1. Field of the Invention
Aspects of the present invention relate to a lithium rechargeable battery. More particularly, aspects of the present invention relate to a lithium rechargeable battery including a separator that provides excellent safety in areas such as short circuit resistance and heat resistance.
2. Description of the Related Art
Recently, as portable electronic instruments have been designed to have a low weight and a compact size, batteries used as drive sources for such instruments have also been required to have a low weight and a high capacity. Active and intensive research and development has been carried out with regard to lithium rechargeable batteries, since lithium rechargeable batteries typically have a drive voltage of 3.6V or higher, which is at least three times higher than the drive voltage of Ni—Cd batteries or Ni-MH batteries, which are currently widely used as power sources for portable electronic instruments. Moreover, lithium rechargeable batteries provide a higher energy density per unit weight than do Ni—CD or Ni-MH batteries.
A lithium rechargeable battery generates electric energy by redox reactions occurring during lithium ion intercalation/deintercalation in a cathode and an anode. A lithium rechargeable battery is obtained by using a material capable of reversible lithium ion intercalation/deintercalation as a cathode active material and an anode active material and by introducing an organic electrolyte or polymer electrolyte between the cathode and the anode.
In general, a lithium rechargeable battery includes: an electrode assembly formed by winding an anode plate, a cathode plate and a separator interposed between both electrode plates into a predetermined shape such as a jelly-roll shape; a can for housing the electrode assembly and an electrolyte; and a cap assembly mounted to the top of the can. The cathode plate of the electrode assembly is electrically connected to the cap assembly via a cathode lead, while the anode plate of the electrode assembly is electrically connected to the can via an anode lead.
The separator in a lithium rechargeable battery has the basic function of separating the cathode and the anode from each other so as to prevent a short circuit. Additionally, it is important for the separator to allow the infiltration of an electrolyte necessary for carrying out electrochemical reactions in the battery and to maintain high ion conductivity. Particularly in the case of a lithium rechargeable battery, the separator is required to have additional functions of preventing substances capable of inhibiting such electrochemical reactions from moving in the battery and/or of ensuring the safety of the battery under abnormal conditions. Generally, the separator includes a microporous polymer membrane based on a polyolefin such as polypropylene or polyethylene, or a multilayer membrane including multiple sheets of such membranes. Such conventional separators have a sheet-like or film-like porous membrane layer, and thus show a disadvantage in that if heat emission occurs by an internal short circuit or an overcharge condition, the pores of the porous membrane may become blocked and the sheet-like separator may shrink.

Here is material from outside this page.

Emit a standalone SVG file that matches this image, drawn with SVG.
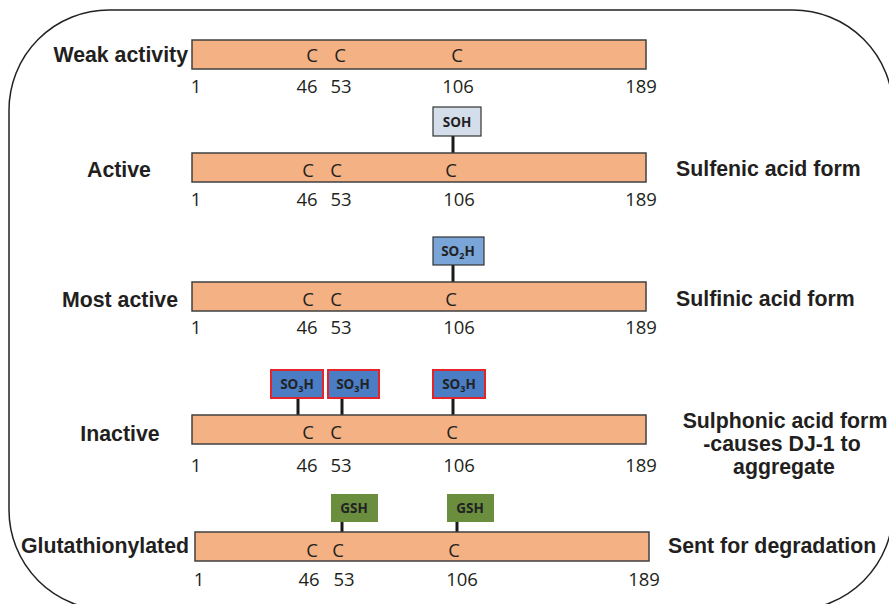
<svg xmlns="http://www.w3.org/2000/svg" width="889" height="604" viewBox="0 0 889 604">
<style>
.bar{fill:#F4B183;stroke:#404040;stroke-width:1.5}
.lbl{font-family:"Liberation Sans",Arial,sans-serif;font-weight:bold;font-size:21.3px;fill:#231F20}
.num{font-family:"Open Sans","Liberation Sans",sans-serif;font-size:18.5px;fill:#231F20;text-anchor:middle}
.cys{font-family:"Open Sans","Liberation Sans",sans-serif;font-size:18.5px;fill:#231F20;text-anchor:middle}
.box{font-family:"Open Sans","Liberation Sans",sans-serif;font-weight:bold;font-size:13.5px;fill:#222;text-anchor:middle}
.sub{font-size:9px}
.stem{stroke:#1a1a1a;stroke-width:3}
.soh{fill:#D3DEEA;stroke:#333;stroke-width:1.2}
.so2h{fill:#79A5D9;stroke:#333;stroke-width:1.2}
.so3h{fill:#4A7DC4;stroke:#E3252B;stroke-width:2}
.gsh{fill:#6A8E3E}
</style>
<rect x="9" y="10" width="884" height="600" rx="100" ry="100" fill="none" stroke="#222" stroke-width="1.5"/>

<g id="connectors">
<line class="stem" x1="453" y1="136" x2="453" y2="153"/>
<line class="stem" x1="453" y1="265" x2="453" y2="282"/>
<line class="stem" x1="298" y1="398" x2="298" y2="415"/>
<line class="stem" x1="342" y1="398" x2="342" y2="415"/>
<line class="stem" x1="453" y1="398" x2="453" y2="415"/>
<line class="stem" x1="342" y1="522" x2="342" y2="532"/>
<line class="stem" x1="457" y1="522" x2="457" y2="532"/>
</g>

<g id="row-weak">
<text class="lbl" x="188" y="62" text-anchor="end">Weak activity</text>
<rect class="bar" x="192" y="40" width="454" height="29"/>
<text class="cys" x="312" y="62">C</text><text class="cys" x="340" y="62">C</text><text class="cys" x="457" y="62">C</text>
<text class="num" x="196" y="93">1</text><text class="num" x="307" y="93">46</text><text class="num" x="341" y="93">53</text><text class="num" x="458" y="93">106</text><text class="num" x="641" y="93">189</text>
</g>

<g id="row-active">
<text class="lbl" x="119" y="177" text-anchor="middle">Active</text>
<rect class="bar" x="192" y="153" width="454" height="29"/>
<text class="cys" x="308" y="177">C</text><text class="cys" x="336" y="177">C</text><text class="cys" x="451" y="177">C</text>
<text class="num" x="196" y="206">1</text><text class="num" x="307" y="206">46</text><text class="num" x="341" y="206">53</text><text class="num" x="459" y="206">106</text><text class="num" x="641" y="206">189</text>
<text class="lbl" x="676" y="176">Sulfenic acid form</text>
</g>
<g id="mod-soh">
<rect class="soh" x="433" y="107" width="48" height="29"/>
<text class="box" x="457" y="127">SOH</text>
</g>

<g id="row-most">
<text class="lbl" x="120" y="307" text-anchor="middle">Most active</text>
<rect class="bar" x="192" y="282" width="454" height="29"/>
<text class="cys" x="308" y="306">C</text><text class="cys" x="336" y="306">C</text><text class="cys" x="451" y="306">C</text>
<text class="num" x="196" y="334">1</text><text class="num" x="307" y="334">46</text><text class="num" x="341" y="334">53</text><text class="num" x="459" y="334">106</text><text class="num" x="641" y="334">189</text>
<text class="lbl" x="676" y="306">Sulfinic acid form</text>
</g>
<g id="mod-so2h">
<rect class="so2h" x="433" y="237" width="51" height="28"/>
<text class="box" x="458" y="256">SO<tspan class="sub" dy="3">2</tspan><tspan dy="-3">H</tspan></text>
</g>

<g id="row-inactive">
<text class="lbl" x="120" y="441" text-anchor="middle">Inactive</text>
<rect class="bar" x="192" y="415" width="454" height="29"/>
<text class="cys" x="308" y="439">C</text><text class="cys" x="336" y="439">C</text><text class="cys" x="452" y="439">C</text>
<text class="num" x="196" y="472">1</text><text class="num" x="307" y="472">46</text><text class="num" x="341" y="472">53</text><text class="num" x="459" y="472">106</text><text class="num" x="641" y="472">189</text>
<text class="lbl" x="785" y="428" text-anchor="middle">Sulphonic acid form</text>
<text class="lbl" x="782" y="451" text-anchor="middle">-causes DJ-1 to</text>
<text class="lbl" x="784" y="474" text-anchor="middle">aggregate</text>
</g>
<g id="mod-so3h-46">
<rect class="so3h" x="271" y="370" width="52" height="28"/>
<text class="box" x="297" y="389">SO<tspan class="sub" dy="3">3</tspan><tspan dy="-3">H</tspan></text>
</g>
<g id="mod-so3h-53">
<rect class="so3h" x="328" y="370" width="51" height="28"/>
<text class="box" x="353" y="389">SO<tspan class="sub" dy="3">3</tspan><tspan dy="-3">H</tspan></text>
</g>
<g id="mod-so3h-106">
<rect class="so3h" x="433" y="370" width="52" height="28"/>
<text class="box" x="459" y="389">SO<tspan class="sub" dy="3">3</tspan><tspan dy="-3">H</tspan></text>
</g>

<g id="row-gsh">
<text class="lbl" x="189" y="553" text-anchor="end">Glutathionylated</text>
<rect class="bar" x="195" y="532" width="454" height="29"/>
<text class="cys" x="312" y="557">C</text><text class="cys" x="338" y="557">C</text><text class="cys" x="454" y="557">C</text>
<text class="num" x="199" y="586">1</text><text class="num" x="309" y="586">46</text><text class="num" x="344" y="586">53</text><text class="num" x="462" y="586">106</text><text class="num" x="644" y="586">189</text>
<text class="lbl" x="668" y="553">Sent for degradation</text>
</g>
<g id="mod-gsh-53">
<rect class="gsh" x="331" y="494" width="47" height="28"/>
<text class="box" x="354" y="513">GSH</text>
</g>
<g id="mod-gsh-106">
<rect class="gsh" x="447" y="494" width="47" height="28"/>
<text class="box" x="470" y="513">GSH</text>
</g>
</svg>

If the sheet-like separator is shrunk by such internal heat emission of the battery, the area covered by the separator may be reduced and the cathode and the anode may come into direct contact with each other, resulting in ignition and explosion of the battery.
Such film-like separators can ensure the safety of a battery upon heat emission caused by a short circuit via a so-called shutdown action that interrupts lithium ion movement (i.e., current flow) by blocking the pores of the separator with a softened polypropylene or polyethylene resin. However, the separators are still disadvantageous when an internal short circuit occurs. For example, using a nail test (penetration) as a substitutive test simulating an internal short circuit condition, it can be shown that the heat emission temperature may locally reach several hundred degrees C. depending on the test conditions, and thus that the porous membrane layer is deformed by the softening or loss of the resin. Further, in the nail test, the test nail penetrates through the cathode and the anode, thereby causing an abnormal overheating phenomenon. Therefore, a separator membrane that utilizes the aforementioned shutdown effect with a softened resin cannot provide an absolute safety measure against an internal short circuit.
Additionally, lithium dendrites may be formed totally on a film-like separator upon overcharge of the lithium rechargeable battery. This is because there is typically a gap between the anode and the film-like separator, and thus, lithium ions that cannot infiltrate into the anode accumulate in the gap between the anode and the film, resulting in the precipitation of lithium metal. If lithium precipitation occurs over the whole surface of the film, such lithium dendrites may penetrate through the film-like separator so that the cathode comes into direct contact with the anode. At the same time, side reactions may occur between lithium metal and the electrolyte to cause heat emission and gas generation, resulting in the ignition and explosion of the battery.